» **Brief**
All of the listing below must be repeated word for word. Pictures are the only thing to omit.
****************
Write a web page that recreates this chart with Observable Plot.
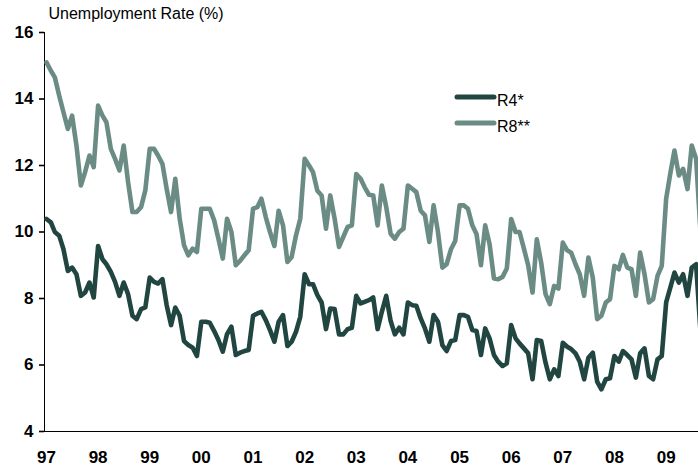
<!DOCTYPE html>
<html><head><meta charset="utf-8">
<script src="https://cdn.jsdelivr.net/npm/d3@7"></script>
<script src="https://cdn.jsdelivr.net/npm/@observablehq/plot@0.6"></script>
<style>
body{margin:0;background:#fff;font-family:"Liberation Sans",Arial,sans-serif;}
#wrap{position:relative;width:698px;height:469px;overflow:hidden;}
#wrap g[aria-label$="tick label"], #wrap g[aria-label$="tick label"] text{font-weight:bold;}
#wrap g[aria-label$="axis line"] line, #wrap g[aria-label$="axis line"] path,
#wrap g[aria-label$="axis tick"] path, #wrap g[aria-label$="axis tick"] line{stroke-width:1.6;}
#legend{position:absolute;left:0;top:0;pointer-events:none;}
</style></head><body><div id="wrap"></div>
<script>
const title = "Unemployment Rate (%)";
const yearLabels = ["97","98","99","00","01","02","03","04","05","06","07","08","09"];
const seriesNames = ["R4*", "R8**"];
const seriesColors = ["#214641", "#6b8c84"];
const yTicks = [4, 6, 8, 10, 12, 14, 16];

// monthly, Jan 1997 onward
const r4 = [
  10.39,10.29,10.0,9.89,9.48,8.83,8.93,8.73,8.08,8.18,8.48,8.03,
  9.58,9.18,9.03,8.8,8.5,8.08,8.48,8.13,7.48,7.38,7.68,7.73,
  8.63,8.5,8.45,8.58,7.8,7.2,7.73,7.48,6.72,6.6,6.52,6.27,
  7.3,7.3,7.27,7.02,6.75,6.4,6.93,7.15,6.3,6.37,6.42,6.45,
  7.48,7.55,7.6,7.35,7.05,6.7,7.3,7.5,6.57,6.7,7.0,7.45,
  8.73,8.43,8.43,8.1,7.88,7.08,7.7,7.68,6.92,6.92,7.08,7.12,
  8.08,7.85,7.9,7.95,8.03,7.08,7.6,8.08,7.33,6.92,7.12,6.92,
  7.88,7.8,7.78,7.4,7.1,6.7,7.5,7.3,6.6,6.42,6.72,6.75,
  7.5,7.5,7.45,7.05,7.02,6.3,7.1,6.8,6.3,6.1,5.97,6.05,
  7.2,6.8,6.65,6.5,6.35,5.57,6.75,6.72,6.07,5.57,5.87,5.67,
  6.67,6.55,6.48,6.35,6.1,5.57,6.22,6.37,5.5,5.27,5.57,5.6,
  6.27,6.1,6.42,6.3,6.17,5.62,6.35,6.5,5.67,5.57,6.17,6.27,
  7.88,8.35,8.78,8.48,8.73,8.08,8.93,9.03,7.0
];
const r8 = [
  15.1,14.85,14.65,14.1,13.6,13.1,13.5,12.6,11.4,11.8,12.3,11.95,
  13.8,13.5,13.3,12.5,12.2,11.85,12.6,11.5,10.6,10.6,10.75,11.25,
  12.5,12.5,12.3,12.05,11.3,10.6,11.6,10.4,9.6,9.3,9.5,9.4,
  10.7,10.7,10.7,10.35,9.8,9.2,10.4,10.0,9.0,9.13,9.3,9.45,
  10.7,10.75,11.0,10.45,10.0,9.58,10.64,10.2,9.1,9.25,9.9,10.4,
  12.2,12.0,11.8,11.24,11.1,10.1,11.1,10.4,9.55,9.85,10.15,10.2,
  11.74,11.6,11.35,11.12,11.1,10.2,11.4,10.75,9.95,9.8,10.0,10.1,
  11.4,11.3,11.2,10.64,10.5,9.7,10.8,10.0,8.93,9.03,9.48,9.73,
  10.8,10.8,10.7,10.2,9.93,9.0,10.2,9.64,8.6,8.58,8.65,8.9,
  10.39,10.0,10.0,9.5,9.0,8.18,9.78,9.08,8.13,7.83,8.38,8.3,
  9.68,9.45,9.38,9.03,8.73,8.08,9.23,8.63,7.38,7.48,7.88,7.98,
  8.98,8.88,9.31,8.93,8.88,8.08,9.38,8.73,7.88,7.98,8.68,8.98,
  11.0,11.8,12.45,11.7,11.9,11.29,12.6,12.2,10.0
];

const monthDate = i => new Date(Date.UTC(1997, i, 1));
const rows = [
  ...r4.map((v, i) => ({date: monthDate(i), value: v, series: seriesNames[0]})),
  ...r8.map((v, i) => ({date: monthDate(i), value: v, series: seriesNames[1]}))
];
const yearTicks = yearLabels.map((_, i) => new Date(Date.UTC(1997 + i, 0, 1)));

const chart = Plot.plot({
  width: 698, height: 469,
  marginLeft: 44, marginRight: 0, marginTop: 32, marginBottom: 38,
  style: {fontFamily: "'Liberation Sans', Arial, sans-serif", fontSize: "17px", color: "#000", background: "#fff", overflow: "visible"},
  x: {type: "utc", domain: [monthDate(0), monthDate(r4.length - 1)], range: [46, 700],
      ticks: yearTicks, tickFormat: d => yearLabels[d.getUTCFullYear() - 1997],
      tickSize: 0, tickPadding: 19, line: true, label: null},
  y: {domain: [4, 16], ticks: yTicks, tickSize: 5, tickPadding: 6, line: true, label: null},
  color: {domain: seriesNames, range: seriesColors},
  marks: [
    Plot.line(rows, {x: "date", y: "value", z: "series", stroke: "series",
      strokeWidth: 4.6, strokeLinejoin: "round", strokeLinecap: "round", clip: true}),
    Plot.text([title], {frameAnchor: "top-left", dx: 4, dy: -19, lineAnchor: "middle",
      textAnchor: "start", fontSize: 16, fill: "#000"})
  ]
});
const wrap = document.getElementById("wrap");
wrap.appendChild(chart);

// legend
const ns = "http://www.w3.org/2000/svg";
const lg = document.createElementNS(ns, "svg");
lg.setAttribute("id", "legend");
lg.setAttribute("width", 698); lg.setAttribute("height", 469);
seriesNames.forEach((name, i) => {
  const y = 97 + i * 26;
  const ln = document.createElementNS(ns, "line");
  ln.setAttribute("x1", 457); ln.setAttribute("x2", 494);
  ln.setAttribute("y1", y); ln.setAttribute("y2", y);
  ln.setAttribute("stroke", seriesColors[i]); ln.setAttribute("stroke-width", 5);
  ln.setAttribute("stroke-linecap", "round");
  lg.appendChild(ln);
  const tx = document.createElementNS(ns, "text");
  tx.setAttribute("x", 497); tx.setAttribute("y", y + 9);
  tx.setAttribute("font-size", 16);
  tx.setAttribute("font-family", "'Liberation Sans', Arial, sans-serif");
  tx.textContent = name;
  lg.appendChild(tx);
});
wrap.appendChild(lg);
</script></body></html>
****************
» **Result below**
Write a web page that recreates this chart with Observable Plot.
<!DOCTYPE html>
<html><head><meta charset="utf-8">
<script src="https://cdn.jsdelivr.net/npm/d3@7"></script>
<script src="https://cdn.jsdelivr.net/npm/@observablehq/plot@0.6"></script>
<style>
body{margin:0;background:#fff;font-family:"Liberation Sans",Arial,sans-serif;}
#wrap{position:relative;width:698px;height:469px;overflow:hidden;}
#wrap g[aria-label$="tick label"], #wrap g[aria-label$="tick label"] text{font-weight:bold;}
#wrap g[aria-label$="axis line"] line, #wrap g[aria-label$="axis line"] path,
#wrap g[aria-label$="axis tick"] path, #wrap g[aria-label$="axis tick"] line{stroke-width:1.6;}
#legend{position:absolute;left:0;top:0;pointer-events:none;}
</style></head><body><div id="wrap"></div>
<script>
const title = "Unemployment Rate (%)";
const yearLabels = ["97","98","99","00","01","02","03","04","05","06","07","08","09"];
const seriesNames = ["R4*", "R8**"];
const seriesColors = ["#214641", "#6b8c84"];
const yTicks = [4, 6, 8, 10, 12, 14, 16];

// monthly, Jan 1997 onward
const r4 = [
  10.39,10.29,10.0,9.89,9.48,8.83,8.93,8.73,8.08,8.18,8.48,8.03,
  9.58,9.18,9.03,8.8,8.5,8.08,8.48,8.13,7.48,7.38,7.68,7.73,
  8.63,8.5,8.45,8.58,7.8,7.2,7.73,7.48,6.72,6.6,6.52,6.27,
  7.3,7.3,7.27,7.02,6.75,6.4,6.93,7.15,6.3,6.37,6.42,6.45,
  7.48,7.55,7.6,7.35,7.05,6.7,7.3,7.5,6.57,6.7,7.0,7.45,
  8.73,8.43,8.43,8.1,7.88,7.08,7.7,7.68,6.92,6.92,7.08,7.12,
  8.08,7.85,7.9,7.95,8.03,7.08,7.6,8.08,7.33,6.92,7.12,6.92,
  7.88,7.8,7.78,7.4,7.1,6.7,7.5,7.3,6.6,6.42,6.72,6.75,
  7.5,7.5,7.45,7.05,7.02,6.3,7.1,6.8,6.3,6.1,5.97,6.05,
  7.2,6.8,6.65,6.5,6.35,5.57,6.75,6.72,6.07,5.57,5.87,5.67,
  6.67,6.55,6.48,6.35,6.1,5.57,6.22,6.37,5.5,5.27,5.57,5.6,
  6.27,6.1,6.42,6.3,6.17,5.62,6.35,6.5,5.67,5.57,6.17,6.27,
  7.88,8.35,8.78,8.48,8.73,8.08,8.93,9.03,7.0
];
const r8 = [
  15.1,14.85,14.65,14.1,13.6,13.1,13.5,12.6,11.4,11.8,12.3,11.95,
  13.8,13.5,13.3,12.5,12.2,11.85,12.6,11.5,10.6,10.6,10.75,11.25,
  12.5,12.5,12.3,12.05,11.3,10.6,11.6,10.4,9.6,9.3,9.5,9.4,
  10.7,10.7,10.7,10.35,9.8,9.2,10.4,10.0,9.0,9.13,9.3,9.45,
  10.7,10.75,11.0,10.45,10.0,9.58,10.64,10.2,9.1,9.25,9.9,10.4,
  12.2,12.0,11.8,11.24,11.1,10.1,11.1,10.4,9.55,9.85,10.15,10.2,
  11.74,11.6,11.35,11.12,11.1,10.2,11.4,10.75,9.95,9.8,10.0,10.1,
  11.4,11.3,11.2,10.64,10.5,9.7,10.8,10.0,8.93,9.03,9.48,9.73,
  10.8,10.8,10.7,10.2,9.93,9.0,10.2,9.64,8.6,8.58,8.65,8.9,
  10.39,10.0,10.0,9.5,9.0,8.18,9.78,9.08,8.13,7.83,8.38,8.3,
  9.68,9.45,9.38,9.03,8.73,8.08,9.23,8.63,7.38,7.48,7.88,7.98,
  8.98,8.88,9.31,8.93,8.88,8.08,9.38,8.73,7.88,7.98,8.68,8.98,
  11.0,11.8,12.45,11.7,11.9,11.29,12.6,12.2,10.0
];

const monthDate = i => new Date(Date.UTC(1997, i, 1));
const rows = [
  ...r4.map((v, i) => ({date: monthDate(i), value: v, series: seriesNames[0]})),
  ...r8.map((v, i) => ({date: monthDate(i), value: v, series: seriesNames[1]}))
];
const yearTicks = yearLabels.map((_, i) => new Date(Date.UTC(1997 + i, 0, 1)));

const chart = Plot.plot({
  width: 698, height: 469,
  marginLeft: 44, marginRight: 0, marginTop: 32, marginBottom: 38,
  style: {fontFamily: "'Liberation Sans', Arial, sans-serif", fontSize: "17px", color: "#000", background: "#fff", overflow: "visible"},
  x: {type: "utc", domain: [monthDate(0), monthDate(r4.length - 1)], range: [46, 700],
      ticks: yearTicks, tickFormat: d => yearLabels[d.getUTCFullYear() - 1997],
      tickSize: 0, tickPadding: 19, line: true, label: null},
  y: {domain: [4, 16], ticks: yTicks, tickSize: 5, tickPadding: 6, line: true, label: null},
  color: {domain: seriesNames, range: seriesColors},
  marks: [
    Plot.line(rows, {x: "date", y: "value", z: "series", stroke: "series",
      strokeWidth: 4.6, strokeLinejoin: "round", strokeLinecap: "round", clip: true}),
    Plot.text([title], {frameAnchor: "top-left", dx: 4, dy: -19, lineAnchor: "middle",
      textAnchor: "start", fontSize: 16, fill: "#000"})
  ]
});
const wrap = document.getElementById("wrap");
wrap.appendChild(chart);

// legend
const ns = "http://www.w3.org/2000/svg";
const lg = document.createElementNS(ns, "svg");
lg.setAttribute("id", "legend");
lg.setAttribute("width", 698); lg.setAttribute("height", 469);
seriesNames.forEach((name, i) => {
  const y = 97 + i * 26;
  const ln = document.createElementNS(ns, "line");
  ln.setAttribute("x1", 457); ln.setAttribute("x2", 494);
  ln.setAttribute("y1", y); ln.setAttribute("y2", y);
  ln.setAttribute("stroke", seriesColors[i]); ln.setAttribute("stroke-width", 5);
  ln.setAttribute("stroke-linecap", "round");
  lg.appendChild(ln);
  const tx = document.createElementNS(ns, "text");
  tx.setAttribute("x", 497); tx.setAttribute("y", y + 9);
  tx.setAttribute("font-size", 16);
  tx.setAttribute("font-family", "'Liberation Sans', Arial, sans-serif");
  tx.textContent = name;
  lg.appendChild(tx);
});
wrap.appendChild(lg);
</script></body></html>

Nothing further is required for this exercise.